• [DATA FOR THIS EXERCISE]
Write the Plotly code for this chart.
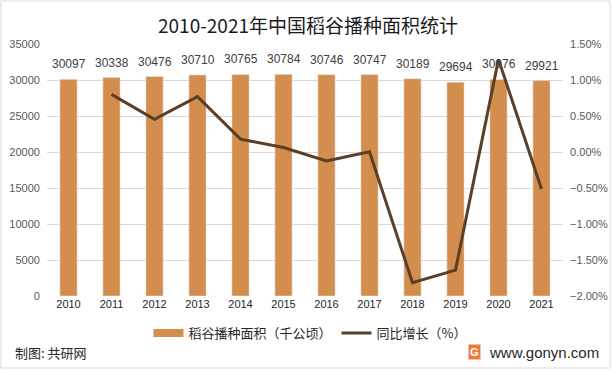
import plotly.graph_objects as go

years = ["2010", "2011", "2012", "2013", "2014", "2015", "2016", "2017", "2018", "2019", "2020", "2021"]
area = [30097, 30338, 30476, 30710, 30765, 30784, 30746, 30747, 30189, 29694, 30076, 29921]
growth_pct = [None, 0.80, 0.455, 0.768, 0.179, 0.062, -0.123, 0.003, -1.815, -1.640, 1.286, -0.515]

growth = [None if g is None else g / 100 for g in growth_pct]

FONT = "Noto Sans CJK SC, Noto Sans, sans-serif"
NUMF = "Liberation Sans, Arial, sans-serif"
BAR = "#D38D4D"
LINE = "#5C3F27"
BAR_NAME = "稻谷播种面积（千公顷）"
LINE_NAME = "同比增长（%）"

W, H = 612, 370
ML, MR, MT, MB = 47, 49, 44, 74
PW, PH = W - ML - MR, H - MT - MB

fig = go.Figure()
fig.add_trace(go.Bar(x=years, y=area, name=BAR_NAME, marker_color=BAR, showlegend=False))
# legend stand-in for the bar series (wide swatch like the reference)
fig.add_trace(go.Scatter(x=years, y=[None] * len(years), mode="lines", name=BAR_NAME,
                         line=dict(color=BAR, width=8), hoverinfo="skip"))
fig.add_trace(go.Scatter(
    x=years, y=growth, name=LINE_NAME, mode="lines",
    line=dict(color=LINE, width=3), yaxis="y2", connectgaps=False,
))

# value labels: category index positions on the category axis
for i, v in enumerate(area):
    fig.add_annotation(x=i, y=v, xref="x", yref="y", text=str(v), showarrow=False,
                       yanchor="middle", yshift=15,
                       font=dict(size=12, color="#404040", family=NUMF))

fig.update_layout(
    width=W, height=H,
    paper_bgcolor="white", plot_bgcolor="white",
    margin=dict(l=ML, r=MR, t=MT, b=MB),
    font=dict(family=FONT, color="#595959", size=11),
    title=dict(text="2010-2021年中国稻谷播种面积统计", x=308 / W,
               xanchor="center", y=1 - 26 / H, yanchor="middle",
               font=dict(size=19, color="#1a1a1a", family=FONT)),
    bargap=0.6,
    xaxis=dict(type="category", categoryorder="array", categoryarray=years,
               range=[-0.5, len(years) - 0.5], autorange=False,
               showgrid=False, showline=False, ticks="", automargin=False,
               tickfont=dict(size=11, color="#262626", family=NUMF)),
    yaxis=dict(range=[0, 35000], dtick=5000, tickformat="d", showgrid=True, gridcolor="#D9D9D9",
               gridwidth=1, zeroline=False, showline=False, ticks="", ticksuffix="  ",
               automargin=False, tickfont=dict(size=11, color="#595959", family=NUMF)),
    yaxis2=dict(range=[-0.02, 0.015], dtick=0.005, tickformat=".2%", overlaying="y", side="right",
                showgrid=False, zeroline=False, showline=False, ticks="", tickprefix="  ",
                automargin=False, tickfont=dict(size=11, color="#595959", family=NUMF)),
    legend=dict(orientation="h", x=(310 - ML) / PW, xanchor="center", y=-(333 - 296) / PH,
                yanchor="middle", font=dict(size=13, color="#262626", family=FONT),
                traceorder="normal"),
    showlegend=True,
)

fy = -(352 - 296) / PH
fig.add_annotation(text="制图: 共研网", xref="paper", yref="paper", x=-(ML - 13) / PW, xanchor="left",
                   y=fy, yanchor="middle", showarrow=False,
                   font=dict(size=13, color="#262626", family=FONT))
fig.add_annotation(text="www.gonyn.com", xref="paper", yref="paper", x=1 + (MR - 11) / PW, xanchor="right",
                   y=fy, yanchor="middle", showarrow=False,
                   font=dict(size=15, color="#262626", family=NUMF))
fig.add_annotation(text="<b>G</b>", xref="paper", yref="paper", x=(474 - ML) / PW, xanchor="center",
                   y=fy, yanchor="middle", showarrow=False, bgcolor="#F07A3A", borderpad=1,
                   font=dict(size=11, color="white", family=NUMF))
fig.add_shape(type="rect", xref="paper", yref="paper",
              x0=-(ML - 1) / PW, x1=1 + (MR - 2) / PW, y0=-(MB - 2) / PH, y1=1 + (MT - 1) / PH,
              line=dict(color="#D9D9D9", width=1), fillcolor="rgba(0,0,0,0)")

fig.write_html("out.html", config={"displayModeBar": False},
               post_script="document.body.style.margin='0';document.body.style.padding='0';")
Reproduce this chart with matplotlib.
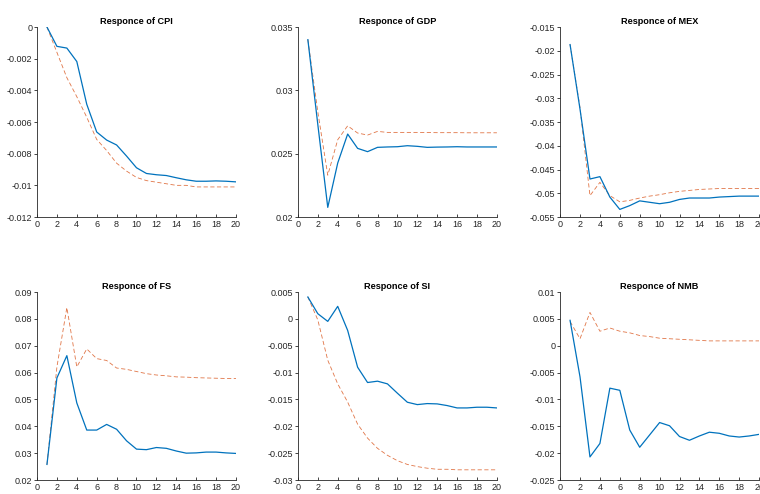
import numpy as np
import matplotlib
matplotlib.use("Agg")
import matplotlib.pyplot as plt

# periods
periods = list(range(1, 21))

# responses (solid blue) and bands (dashed orange)
cpi_resp = [0, -0.00122, -0.00133, -0.00218, -0.00488, -0.00663, -0.00714, -0.00745, -0.00815, -0.00889,
            -0.00925, -0.00933, -0.00938, -0.00952, -0.00965, -0.00974, -0.00974, -0.00972, -0.00974, -0.00978]
cpi_band = [0, -0.0016, -0.0032, -0.0044, -0.0057, -0.0071, -0.0078, -0.0086, -0.0091, -0.0095,
            -0.0097, -0.0098, -0.0099, -0.0100, -0.0100, -0.0101, -0.0101, -0.0101, -0.0101, -0.0101]

gdp_resp = [0.034, 0.0273, 0.02076, 0.02426, 0.02655, 0.02542, 0.02516, 0.0255, 0.02553, 0.02555,
            0.02563, 0.02558, 0.0255, 0.02552, 0.02553, 0.02555, 0.02553, 0.02553, 0.02553, 0.02553]
gdp_band = [0.034, 0.0283, 0.0233, 0.0261, 0.0272, 0.02663, 0.02647, 0.02676, 0.02668, 0.02668,
            0.02668, 0.02668, 0.02667, 0.02666, 0.02666, 0.02666, 0.02665, 0.02665, 0.02665, 0.02665]

mex_resp = [-0.0187, -0.0323, -0.047, -0.0465, -0.0508, -0.0534, -0.0526, -0.0516, -0.0519, -0.0522,
            -0.0519, -0.0513, -0.0510, -0.0510, -0.0510, -0.0508, -0.0507, -0.0506, -0.0506, -0.0506]
mex_band = [-0.0187, -0.032, -0.0505, -0.0477, -0.0505, -0.0518, -0.0515, -0.0510, -0.0506, -0.0503,
            -0.0499, -0.0496, -0.0494, -0.0492, -0.0491, -0.0490, -0.0490, -0.0490, -0.0490, -0.0490]

fs_resp = [0.0258, 0.058, 0.0663, 0.0487, 0.0386, 0.0386, 0.0407, 0.0389, 0.0346, 0.0315,
           0.0313, 0.0321, 0.0318, 0.0308, 0.0300, 0.0301, 0.0304, 0.0304, 0.0301, 0.0299]
fs_band = [0.0258, 0.0621, 0.0842, 0.0621, 0.0688, 0.0652, 0.0645, 0.0617, 0.0612, 0.0604,
           0.0596, 0.0591, 0.0588, 0.0584, 0.0583, 0.0581, 0.0580, 0.0579, 0.0578, 0.0578]

si_resp = [0.00407, 0.00096, -0.00047, 0.00233, -0.00215, -0.0090, -0.01185, -0.0116, -0.0121, -0.01384,
           -0.01552, -0.01596, -0.01577, -0.01583, -0.01614, -0.01658, -0.01658, -0.01645, -0.01645, -0.01658]
si_band = [0.00407, -0.0002, -0.0077, -0.0121, -0.0155, -0.0196, -0.0222, -0.0241, -0.0254, -0.0264,
           -0.0271, -0.0275, -0.0278, -0.0280, -0.0280, -0.0281, -0.0281, -0.0281, -0.0281, -0.0281]

nmb_resp = [0.00473, -0.0058, -0.0207, -0.0182, -0.0079, -0.0083, -0.0157, -0.0189, -0.0166, -0.0143,
            -0.0149, -0.0169, -0.0176, -0.0168, -0.0161, -0.0163, -0.0168, -0.0170, -0.0168, -0.0165]
nmb_band = [0.0045, 0.0013, 0.0062, 0.0027, 0.0033, 0.0027, 0.0024, 0.0019, 0.0017, 0.0014,
            0.0013, 0.0012, 0.0011, 0.0010, 0.0009, 0.0009, 0.0009, 0.0009, 0.0009, 0.0009]

panels = [
    ("Responce of CPI", cpi_resp, cpi_band, (-0.012, 0), ["-0.012", "-0.01", "-0.008", "-0.006", "-0.004", "-0.002", "0"]),
    ("Responce of GDP", gdp_resp, gdp_band, (0.02, 0.035), ["0.02", "0.025", "0.03", "0.035"]),
    ("Responce of MEX", mex_resp, mex_band, (-0.055, -0.015), ["-0.055", "-0.05", "-0.045", "-0.04", "-0.035", "-0.03", "-0.025", "-0.02", "-0.015"]),
    ("Responce of FS", fs_resp, fs_band, (0.02, 0.09), ["0.02", "0.03", "0.04", "0.05", "0.06", "0.07", "0.08", "0.09"]),
    ("Responce of SI", si_resp, si_band, (-0.03, 0.005), ["-0.03", "-0.025", "-0.02", "-0.015", "-0.01", "-0.005", "0", "0.005"]),
    ("Responce of NMB", nmb_resp, nmb_band, (-0.025, 0.01), ["-0.025", "-0.02", "-0.015", "-0.01", "-0.005", "0", "0.005", "0.01"]),
]

lefts = [0.0487, 0.392, 0.737]
width = 0.2618
rows = [(0.5607, 0.3846), (0.0283, 0.3806)]

plt.rcParams['font.family'] = ['Liberation Sans', 'DejaVu Sans']
fig = plt.figure(figsize=(7.6, 4.94), dpi=100)
dark = '#262626'

for i, (title, resp, band, ylim, ylabels) in enumerate(panels):
    r, c = divmod(i, 3)
    bottom, height = rows[r]
    ax = fig.add_axes([lefts[c], bottom, width, height])
    ax.plot(periods, band, color='#D95319', linestyle=(0, (5, 3)), linewidth=0.6, alpha=0.8)
    ax.plot(periods, resp, color='#0072BD', linewidth=0.9)
    ax.set_xlim(0, 20)
    ax.set_ylim(*ylim)
    ax.set_xticks(range(0, 21, 2))
    ax.set_yticks(np.linspace(ylim[0], ylim[1], len(ylabels)))
    ax.set_yticklabels(ylabels)
    ax.set_title(title, fontsize=6.6, fontweight='bold', color='black', pad=2.5)
    for s in ['top', 'right']:
        ax.spines[s].set_visible(False)
    for s in ['left', 'bottom']:
        ax.spines[s].set_color(dark)
        ax.spines[s].set_linewidth(0.6)
    ax.tick_params(axis='x', direction='in', length=2.5, width=0.6, labelsize=6.5, colors=dark, pad=2.5)
    ax.tick_params(axis='y', direction='out', length=2, width=0.6, labelsize=6.5, colors=dark, pad=1.5)

fig.savefig('out.png', dpi=100)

• [EXERCISE DETAILS]
Copy only the lines above from the one containing "Reproduce this chart with matplotlib." through the one containing "periods = list(range(1, 21))", both included. Leave out the pictures.

• [RESULT]
Reproduce this chart with matplotlib.
import numpy as np
import matplotlib
matplotlib.use("Agg")
import matplotlib.pyplot as plt

# periods
periods = list(range(1, 21))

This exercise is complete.